Uber Adds A Sixth Star To Its Ratings System, But Only For Brazilians

Uber has spent more than a decade teaching the world that five stars is the highest rating you can get. Now, for the first time in its history, it’s breaking its own rule.

To celebrate the 2026 FIFA World Cup, Uber has introduced a sixth star inside its app. But there’s a catch: only riders and drivers in Brazil can see it.

Created by Wieden+Kennedy São Paulo as part of Uber’s “Chega Junto” platform with the Brazilian Football Confederation, the activation turns one of the app’s most familiar features into a national badge of pride.

The idea is beautifully simple. Brazil is the only country to have won five men’s FIFA World Cups, with titles in 1958, 1962, 1970, 1994 and 2002. If the Seleção is chasing a sixth star in 2026, Uber figured the country deserved one too.

And that’s what makes the campaign work.

The power of a feature nobody else gets

The sixth star isn’t available globally. It doesn’t appear in New York, London, Paris or Tokyo. Everywhere else, Uber remains a five-star platform.

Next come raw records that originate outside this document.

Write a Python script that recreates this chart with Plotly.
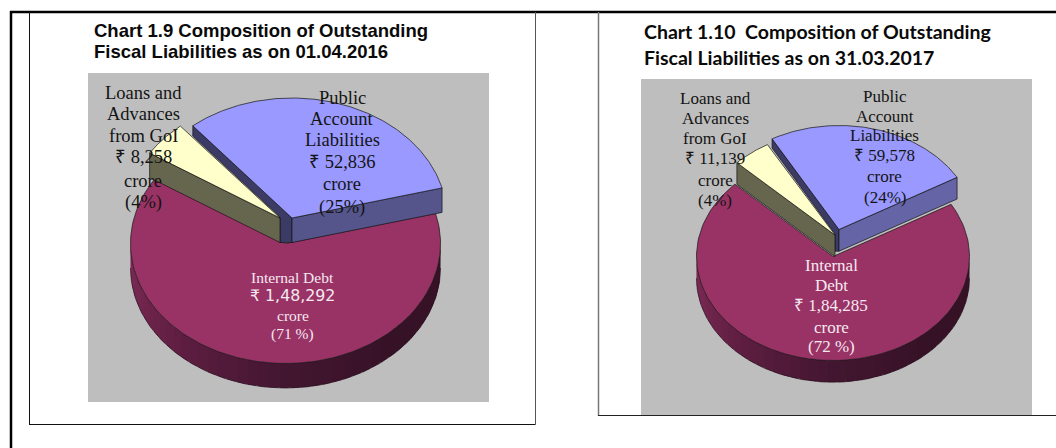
import numpy as np
import plotly.graph_objects as go

# ---- data ----
categories = ["Public Account Liabilities", "Loans and Advances from GoI", "Internal Debt"]
values_2016 = [52836, 8258, 148292]
values_2017 = [59578, 11139, 184285]
amounts_2016 = ["₹ 52,836", "₹ 8,258", "₹ 1,48,292"]
amounts_2017 = ["₹ 59,578", "₹ 11,139", "₹ 1,84,285"]
percents_2016 = ["(25%)", "(4%)", "(71 %)"]
percents_2017 = ["(24%)", "(4%)", "(72 %)"]
name_lines_2016 = [["Public", "Account", "Liabilities"], ["Loans and", "Advances", "from GoI"], ["Internal Debt"]]
name_lines_2017 = [["Public", "Account", "Liabilities"], ["Loans and", "Advances", "from GoI"], ["Internal", "Debt"]]
title_2016 = ["Chart 1.9 Composition of Outstanding", "Fiscal Liabilities as on 01.04.2016"]
title_2017 = ["Chart 1.10  Composition of Outstanding", "Fiscal Liabilities as on 31.03.2017"]

# ---- styles and layout ----
W, H = 1056, 448
TOP = ["#9999ff", "#ffffcc", "#993366"]
CUT = ["#3b3b66", "#66664e", None]
INK = "#141414"
LEFT = dict(cx=285.5, cy=243.5, rx=155, ry=120, depth=24.5, start=29.6, warp=1.33,
            off=[(6.5, -25.5), (-5.5, -25.5), (0, 0)], front="#55558c",
            box=(88, 489, 73, 402))
RIGHT = dict(cx=833, cy=256.5, rx=136.5, ry=104, depth=21.7, start=33.4, warp=1.07,
             off=[(6, -27), (2, -21.5), (0, 0)], front="#6464a6",
             box=(641, 1032, 79, 415))

fig = go.Figure()


def warp(theta, start_m):
    """Perspective distortion of the pie's angles (degrees)."""
    half = np.radians(np.asarray(theta, float) - 90) / 2
    return 90 + 2 * np.degrees(np.arctan2(start_m * np.sin(half), np.cos(half)))


def poly(xs, ys, fill, line=INK, width=0.7, name=None):
    fig.add_trace(go.Scatter(x=list(xs), y=list(ys), mode="lines", fill="toself", fillcolor=fill,
                             line=dict(color=line, width=width), hoverinfo="skip",
                             showlegend=False, name=name))


def mix(t):
    stops = [(0.0, (128, 44, 88)), (0.25, (96, 30, 66)), (0.5, (66, 22, 48)), (0.75, (54, 18, 38)), (1.0, (56, 18, 38))]
    for (a, ca), (b, cb) in zip(stops, stops[1:]):
        if t <= b:
            f = (t - a) / (b - a)
            c = [round(p + (q - p) * f) for p, q in zip(ca, cb)]
            return f"rgb({c[0]},{c[1]},{c[2]})"
    return "rgb(56,18,38)"


def draw_pie(values, g):
    v = np.array(values, float)
    edges = g["start"] + np.concatenate([[0], np.cumsum(v) / v.sum() * 360])
    cx, cy, rx, ry, d = g["cx"], g["cy"], g["rx"], g["ry"], g["depth"]

    def rim(phi, off=(0, 0), drop=0.0):
        r = np.radians(phi)
        return cx + off[0] + rx * np.cos(r), cy + off[1] + drop - ry * np.sin(r)

    def slice_pts(idx):
        phi = warp(np.linspace(edges[idx], edges[idx + 1], 160), g["warp"])
        off = g["off"][idx]
        x, y = rim(phi, off)
        return cx + off[0], cy + off[1], x, y

    # front wall of the big slice, banded to give the shaded rim
    bands = np.linspace(180, 360, 46)
    for i, a in enumerate(bands[:-1]):
        ph = np.linspace(a, min(360, a + 7), 5)
        x, y = rim(ph)
        xb, yb = rim(ph[::-1], drop=d)
        poly(np.r_[x, xb, x[0]], np.r_[y, yb, y[0]], mix(i / 44), line="rgba(0,0,0,0)", width=0)
    ph = np.linspace(180, 360, 120)
    xb, yb = rim(ph, drop=d)
    fig.add_trace(go.Scatter(x=xb, y=yb, mode="lines", line=dict(color="#2a1020", width=0.7),
                             hoverinfo="skip", showlegend=False))

    # big slice top
    ax, ay, x, y = slice_pts(2)
    poly(np.r_[ax, x, ax], np.r_[ay, y, ay], TOP[2], name=categories[2])

    # narrow cut face of the public slice runs behind the loans slice
    px, py, x0, y0 = slice_pts(0)
    lx, ly, xl, yl = slice_pts(1)
    poly([x0[-1], px, px, lx, lx, x0[-1], x0[-1]],
         [y0[-1], py, py + d, py + d, ly - 1, y0[-1] + 0.42 * d, y0[-1]], CUT[0])

    # loans slice
    poly([xl[-1], lx, lx, xl[-1], xl[-1]], [yl[-1], ly, ly + d, yl[-1] + d, yl[-1]], CUT[1])
    poly(np.r_[lx, xl, lx], np.r_[ly, yl, ly], TOP[1], name=categories[1])

    # public slice front face and top
    poly([px, x0[0], x0[0], px, px], [py, y0[0], y0[0] + d, py + d, py], g["front"])
    poly(np.r_[px, x0, px], np.r_[py, y0, py], TOP[0], name=categories[0])


def label(x, y, text, size, color=INK, family="Liberation Serif", weight=None):
    font = dict(size=size, color=color, family=family)
    if weight:
        font["weight"] = weight
    fig.add_annotation(x=x, y=y, text=text, showarrow=False, xref="x", yref="y",
                       font=font, xanchor="center", yanchor="middle")


def lines_at(x, ys, lines, size, color=INK, amount_line=None, amount_font=None, amount_size=None):
    for i, (y, t) in enumerate(zip(ys, lines)):
        if i == amount_line and amount_font:
            label(x, y, t, amount_size, color, amount_font)
        else:
            label(x, y, t, size, color)


# frames and grey plates
def rect(x0, x1, y0, y1, fill=None, line=None, width=1):
    fig.add_shape(type="rect", x0=x0, x1=x1, y0=y0, y1=y1, xref="x", yref="y", layer="below",
                  fillcolor=fill or "rgba(0,0,0,0)", line=dict(color=line or "rgba(0,0,0,0)", width=width if line else 0))


def seg(x0, y0, x1, y1, color, width):
    fig.add_shape(type="line", x0=x0, x1=x1, y0=y0, y1=y1, xref="x", yref="y", layer="below",
                  line=dict(color=color, width=width))


for g in (LEFT, RIGHT):
    b = g["box"]
    rect(b[0], b[1], b[2], b[3], fill="#bebebe")

seg(11, 11, 11, 448, "#000000", 2.5)
seg(10, 12, 1056, 12, "#000000", 2.5)
seg(29.5, 12, 29.5, 424.5, "#111111", 1)
seg(29, 424.5, 535.5, 424.5, "#111111", 1)
seg(535.5, 12, 535.5, 424.5, "#555555", 1)
seg(598.5, 12, 598.5, 415.5, "#777777", 1.5)
seg(598, 415.5, 1056, 415.5, "#222222", 1)

draw_pie(values_2016, LEFT)
draw_pie(values_2017, RIGHT)

# titles
for y, t in zip((30.5, 51.5), title_2016):
    fig.add_annotation(x=92, y=y, text=t, showarrow=False, xanchor="left", yanchor="middle",
                       font=dict(size=18.5, family="Liberation Sans", color="#0a0a0a", weight="bold"))
for y, t in zip((31.5, 57.5), title_2017):
    fig.add_annotation(x=642, y=y, text=t, showarrow=False, xanchor="left", yanchor="middle",
                       font=dict(size=19.5, family="Lato", color="#0a0a0a", weight="bold"))

# slice labels, left chart
lines_at(342, (98, 119, 140, 162, 184, 207),
         name_lines_2016[0] + [amounts_2016[0], "crore", percents_2016[0]], 18.5)
lines_at(143, (93, 114, 136, 157, 181, 202),
         name_lines_2016[1] + [amounts_2016[1], "crore", percents_2016[1]], 18.5)
lines_at(292.5, (277.5, 295.5, 315.5, 334),
         name_lines_2016[2] + [amounts_2016[2], "crore", percents_2016[2]], 15.5, "#f6e8f0",
         amount_line=1, amount_font="DejaVu Sans", amount_size=15.8)

# slice labels, right chart
lines_at(884.5, (96, 116, 135, 155, 176, 197),
         name_lines_2017[0] + [amounts_2017[0], "crore", percents_2017[0]], 17)
lines_at(715, (98, 118, 138, 158, 180, 200),
         name_lines_2017[1] + [amounts_2017[1], "crore", percents_2017[1]], 17)
lines_at(831, (265, 285, 305, 327, 346),
         name_lines_2017[2] + [amounts_2017[2], "crore", percents_2017[2]], 17, "#f6e8f0")

fig.update_xaxes(range=[0, W], visible=False, fixedrange=True)
fig.update_yaxes(range=[H, 0], visible=False, fixedrange=True)
fig.update_layout(width=W, height=H, margin=dict(l=0, r=0, t=0, b=0),
                  paper_bgcolor="#ffffff", plot_bgcolor="#ffffff", showlegend=False)
fig.write_html("out.html", config=dict(displayModeBar=False),
               post_script="document.body.style.margin='0';document.body.style.overflow='hidden';")
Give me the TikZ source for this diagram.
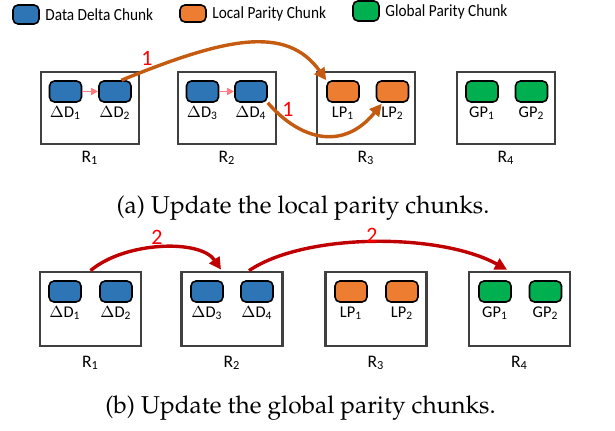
\documentclass[tikz,border=0pt]{standalone}
\usepackage[T1]{fontenc}
\usepackage{fontspec}
\setmainfont{Carlito}
\usetikzlibrary{arrows.meta,calc}
\newcommand\capfont{\fontencoding{T1}\fontfamily{ppl}\selectfont}
\newcommand\legendtext[1]{\scalebox{0.9}[1]{#1}}
\definecolor{deltablue}{HTML}{2E75B6}
\definecolor{lporange}{HTML}{ED7D31}
\definecolor{gpgreen}{HTML}{00B050}
\definecolor{rackgray}{HTML}{404040}
\definecolor{flowbrown}{HTML}{C55A11}
\definecolor{flowred}{HTML}{C00000}
\definecolor{pinkarrow}{HTML}{FF7C80}
\begin{document}
\begin{tikzpicture}[x=0.5pt,y=-0.5pt,
  chunk/.style={draw=black, line width=0.8pt, rounded corners=2.5pt,
    minimum width=16pt, minimum height=10.5pt, inner sep=0pt},
  rack/.style={draw=rackgray, line width=1.35pt, inner sep=0pt},
  racka/.style={rack, minimum width=49pt, minimum height=36pt},
  rackb/.style={rack, minimum width=50.5pt, minimum height=37pt},
  clabel/.style={font=\fontsize{8.2}{10}\selectfont, inner sep=0pt},
  rlabel/.style={font=\fontsize{8.8}{11}\selectfont, inner sep=0pt},
  legtext/.style={font=\fontsize{8.5}{11}\selectfont, anchor=west, inner sep=0pt},
  stepnum/.style={text=red, font=\fontsize{11}{13}\selectfont, inner sep=0pt},
  caption/.style={font=\capfont\fontsize{12.2}{14}\selectfont, inner sep=0pt},
  flow/.style={line width=1.7pt, -{Triangle[length=6pt,width=6pt]}},
  tinyarrow/.style={draw=pinkarrow, line width=0.7pt, -{Triangle[length=3.5pt,width=3.5pt]}}]
\useasboundingbox (0,0) rectangle (615,431);

% legend
\node[chunk, fill=deltablue, minimum width=13pt, minimum height=9.5pt] (legd) at (26,14.5) {};
\node[legtext] (legdt) at (45,14.5) {\legendtext{Data Delta Chunk}};
\node[chunk, fill=lporange, minimum width=13pt, minimum height=8.5pt] (legl) at (193,13.5) {};
\node[legtext] (leglt) at (212,13.5) {\legendtext{Local Parity Chunk}};
\node[chunk, fill=gpgreen, minimum width=13pt, minimum height=10pt] (legg) at (366,11) {};
\node[legtext] (leggt) at (385,11.5) {\legendtext{Global Parity Chunk}};

% (a) racks
\node[racka] (r1a) at (90,108) {};
\node[racka] (r2a) at (227,108) {};
\node[racka] (r3a) at (366,108) {};
\node[racka] (r4a) at (506,108) {};
\node[rlabel] at (90,158) {R\textsubscript{1}};
\node[rlabel] at (227,158) {R\textsubscript{2}};
\node[rlabel] at (366,158) {R\textsubscript{3}};
\node[rlabel] at (506,158) {R\textsubscript{4}};

% (a) chunks
\node[chunk, fill=deltablue] (d1a) at (65.5,91.5) {};
\node[chunk, fill=deltablue] (d2a) at (115,91.5) {};
\node[chunk, fill=deltablue] (d3a) at (202.5,91.5) {};
\node[chunk, fill=deltablue] (d4a) at (251,91.5) {};
\node[chunk, fill=lporange] (lp1a) at (343,91.5) {};
\node[chunk, fill=lporange] (lp2a) at (392.5,91.5) {};
\node[chunk, fill=gpgreen] (gp1a) at (482,91.5) {};
\node[chunk, fill=gpgreen] (gp2a) at (531.5,91.5) {};
\node[clabel] at (65.5,113) {$\Delta$D\textsubscript{1}};
\node[clabel] at (115,113) {$\Delta$D\textsubscript{2}};
\node[clabel] at (202.5,113) {$\Delta$D\textsubscript{3}};
\node[clabel] at (251,113) {$\Delta$D\textsubscript{4}};
\node[clabel] at (343,113) {LP\textsubscript{1}};
\node[clabel] at (392.5,113) {LP\textsubscript{2}};
\node[clabel] at (482,113) {GP\textsubscript{1}};
\node[clabel] at (531.5,113) {GP\textsubscript{2}};

% (a) flows
\draw[tinyarrow] (d1a) -- (d2a);
\draw[tinyarrow] (d3a) -- (d4a);
\draw[flow, flowbrown] (d2a.60) .. controls +(103,-42) and +(-40,-56) .. (lp1a.north west);
\draw[flow, flowbrown] (d4a.south east) .. controls +(33,38) and +(-38,47) .. ($(lp2a.south west)+(6,1)$);
\node[stepnum] at (147,58) {1};
\node[stepnum] at (288,109) {1};

\node[caption] at (303,208) {(a) Update the local parity chunks.};

% (b) racks
\node[rackb] (r1b) at (90.5,309) {};
\node[rackb] (r2b) at (232,309) {};
\node[rackb] (r3b) at (376,309) {};
\node[rackb] (r4b) at (519.5,309) {};
\node[rlabel] at (90.5,363) {R\textsubscript{1}};
\node[rlabel] at (232,363) {R\textsubscript{2}};
\node[rlabel] at (376,363) {R\textsubscript{3}};
\node[rlabel] at (519.5,363) {R\textsubscript{4}};

% (b) chunks
\node[chunk, fill=deltablue] (d1b) at (65,291.5) {};
\node[chunk, fill=deltablue] (d2b) at (116,291.5) {};
\node[chunk, fill=deltablue] (d3b) at (207,291.5) {};
\node[chunk, fill=deltablue] (d4b) at (257,291.5) {};
\node[chunk, fill=lporange] (lp1b) at (351,291.5) {};
\node[chunk, fill=lporange] (lp2b) at (402,291.5) {};
\node[chunk, fill=gpgreen] (gp1b) at (495,291.5) {};
\node[chunk, fill=gpgreen] (gp2b) at (545.5,291.5) {};
\node[clabel] at (65,313) {$\Delta$D\textsubscript{1}};
\node[clabel] at (116,313) {$\Delta$D\textsubscript{2}};
\node[clabel] at (207,313) {$\Delta$D\textsubscript{3}};
\node[clabel] at (257,313) {$\Delta$D\textsubscript{4}};
\node[clabel] at (351,313) {LP\textsubscript{1}};
\node[clabel] at (402,313) {LP\textsubscript{2}};
\node[clabel] at (495,313) {GP\textsubscript{1}};
\node[clabel] at (545.5,313) {GP\textsubscript{2}};

% (b) flows
\draw[flow, flowred] (r1b.north) .. controls +(34,-29) and +(-21,-31) .. ($(r2b.north)+(-11,-1)$);
\draw[flow, flowred] ($(r2b.north)+(17,0)$) .. controls +(56,-38) and +(-67,-37) .. ($(r4b.north)+(-12.5,-1)$);
\node[stepnum] at (157,237) {2};
\node[stepnum] at (372,235) {2};

\node[caption] at (300.5,408) {(b) Update the global parity chunks.};
\end{tikzpicture}
\end{document}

By intentionally limiting access, Uber transforms a small product tweak into a cultural statement. The fact that other countries can’t unlock the sixth star is precisely what gives it meaning.

It’s a classic example of scarcity used as storytelling. Rather than giving everyone the same experience, Uber turns exclusion into the campaign itself.

Turning every ride into football banter

The execution extends beyond the app. Top-rated drivers can earn a “6-Star Driver” badge, giving them a distinction that drivers in every other country simply cannot achieve.

Airport billboards reinforce the joke with messages that proudly remind visitors that six-star ratings are only available in countries that already have five World Cup titles.

To bring the idea to life, Uber enlisted Ronaldinho, who appears in campaign films explaining to international fans why they’re still stuck at five stars.

The result is an activation that feels unusually native to both the platform and the moment. Instead of creating a World Cup-themed feature from scratch, Uber found a way to reinterpret one of its most recognizable product symbols through the lens of football culture.

It’s the kind of idea that makes people wish they were being excluded from it.

Brands often struggle to make sponsorships feel relevant to the products they actually sell. Uber’s sixth star succeeds because it connects football fandom directly to an existing user behavior.

Everyone already understands what a five-star rating means. By adding just one more, Uber turns a familiar interface into a national celebration, proving that sometimes the smartest World Cup campaigns don’t invent new experiences, they simply rewrite the rules of ones people already use every day.